Data 624 Predictive Analytics Assignment One

2020-02-09

Question One

Frequency of the DataSets

frequency(gold)
## [1] 1
frequency(woolyrnq)
## [1] 4
frequency(gas)
## [1] 12

Outlier in the Gold Series

The outlier is the observation at time 770

which.max(gold)
## [1] 770

Question Two

You can read the data into R with the following script:

tute1 <- read.csv("tute1.csv", header=TRUE)
View(tute1)

Convert the data to time series

mytimeseries <- ts(tute1[,-1], start=1981, frequency=4)

Construct time series plots of each of the three series

autoplot(mytimeseries, facets=TRUE)

Check what happens when you don’t include facets=TRUE.

When you don’t include the facets arguement the graph is not broken up in three segments and instead is colored in three different colors one for each series

autoplot(mytimeseries)

Question Three

This plots show that the overall trend is that going up or Retail sales are increasing over time. There also appears to be a yearly seasonality where people spend more money during the end of the year or the holidays. There also appears to be a cycle from 1982 to 2000, retails sales were steadily rising, from 2000 to 2010 retail sales seemed to plateau, and now since 2010 retail sales have started to steadily increase again.

You can read the data into R with the following script:

retaildata <- readxl::read_excel("retail.xlsx", skip=1)

Select one of the time series as follows (but replace the column name with your own chosen column):

myts <- ts(retaildata[,"A3349873A"],
  frequency=12, start=c(1982,4))

Explore your chosen retail time series using the following functions:

AutoPlot: This plot shows that there seems to be a strong spike in sales every year.

autoplot(myts)

Seasonal Plots: The seasonal plots show that the end of the year results in a high number of sales, this jump normally occurs in december but in the past few years has occurred in november.

ggseasonplot(myts)

## try out a polar seasonal plot as well
ggseasonplot(myts, polar=TRUE) +
  ylab("$ million") +
  ggtitle("Polar seasonal plot: Retail Sales")

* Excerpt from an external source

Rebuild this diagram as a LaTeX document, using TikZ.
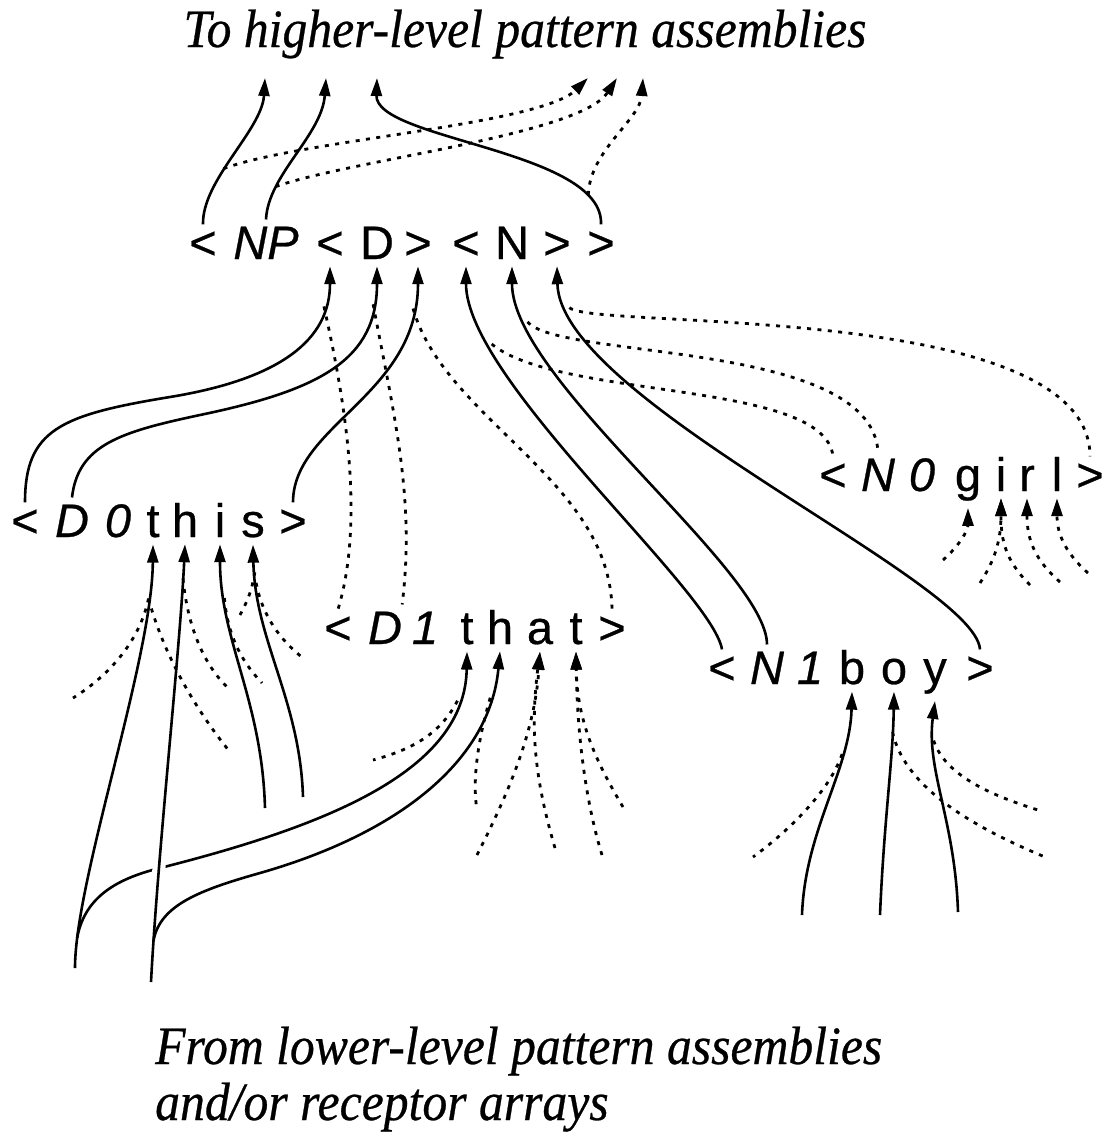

Lag Plot: The Fact that there seems to be a very strong correlation in the lag 12 plot suggests a yearly seasonality in the data

gglagplot(myts)

Subseries Plots: The subseries plots show that the month of november has seen some high increases in recent years

ggsubseriesplot(myts)

ggACF: The auto correlation plots show the strongest relationship with the 12 month lag which is consistent with what we have seen in the other graphs

ggAcf(myts)

Question Six

Explore the hsales dataset

The hsales data appears to have some cyclical pattern with the cycles starting in 1975, 1984 and around 1992. For seasonality the highest sales normally appear in march, april, and may and then they trail off for the remainder of the year. sales are the lowest during the winter months which makes sense because this data is looking at sales of one-family houses

library(fma)
autoplot(hsales)

ggseasonplot(hsales)

ggseasonplot(hsales, polar = TRUE)

ggsubseriesplot(hsales)

gglagplot(hsales)

ggAcf(hsales)

Explore the usdeaths dataset

The deaths dataset seems to have some very strong seasonal patterns with deaths increasing every year from march to July and then decreasing from august to february.

autoplot(usdeaths)

ggseasonplot(usdeaths)

ggseasonplot(usdeaths,polar = TRUE)

ggsubseriesplot(usdeaths)

gglagplot(usdeaths)

ggAcf(usdeaths)

Explore the bricksq dataset

There does appear to be cycles to the bricksq dataset with one starting in about 1975 and the other starting in 1983. This dataset actually looks kind of similar to the hsales dataset which would make sense since bricks are used for houses. The lags show that the production from one quarter is most heavily correlated with the production from the previous quarter. As far as seasonality goes it is not very strong with this dataset, Q2 and Q3 are normally the highest production months

autoplot(bricksq)

ggseasonplot(bricksq)

ggseasonplot(bricksq, polar = TRUE)

ggsubseriesplot(bricksq)

gglagplot(bricksq)

ggAcf(bricksq)

Explore the sunspotarea dataset

For whatever season the seasonal functions did not work with the sunspotarea dataset as it said that the data was not seasonal. I think this is because it is a yearly time series. There did appear to be about a 10 year seasonality to the data however.

library(fpp)
## Loading required package: expsmooth
## Loading required package: lmtest
## Loading required package: zoo
## 
## Attaching package: 'zoo'
## The following objects are masked from 'package:base':
## 
##     as.Date, as.Date.numeric
## Loading required package: tseries
sunspotarea <- sunspotarea
autoplot(sunspotarea)

#ggseasonplot(sunspotarea)
#ggseasonplot(sunspotarea,polar = TRUE)
#ggsubseriesplot(sunspotarea)
gglagplot(sunspotarea)

ggAcf(sunspotarea)

Explore the gasoline dataset

The gasoline dataset had a strong trend upwards, with maybe a potential cyclical nature. For seasonality the numbers tend to be higher during the middle of the year.

library(fpp2)
## 
## Attaching package: 'fpp2'
## The following object is masked _by_ '.GlobalEnv':
## 
##     sunspotarea
## The following objects are masked from 'package:fpp':
## 
##     ausair, ausbeer, austa, austourists, debitcards, departures,
##     elecequip, euretail, guinearice, oil, sunspotarea, usmelec
gasoline <- fpp2::gasoline
autoplot(gasoline)

ggseasonplot(gasoline)

gglagplot(gasoline)

ggAcf(gasoline)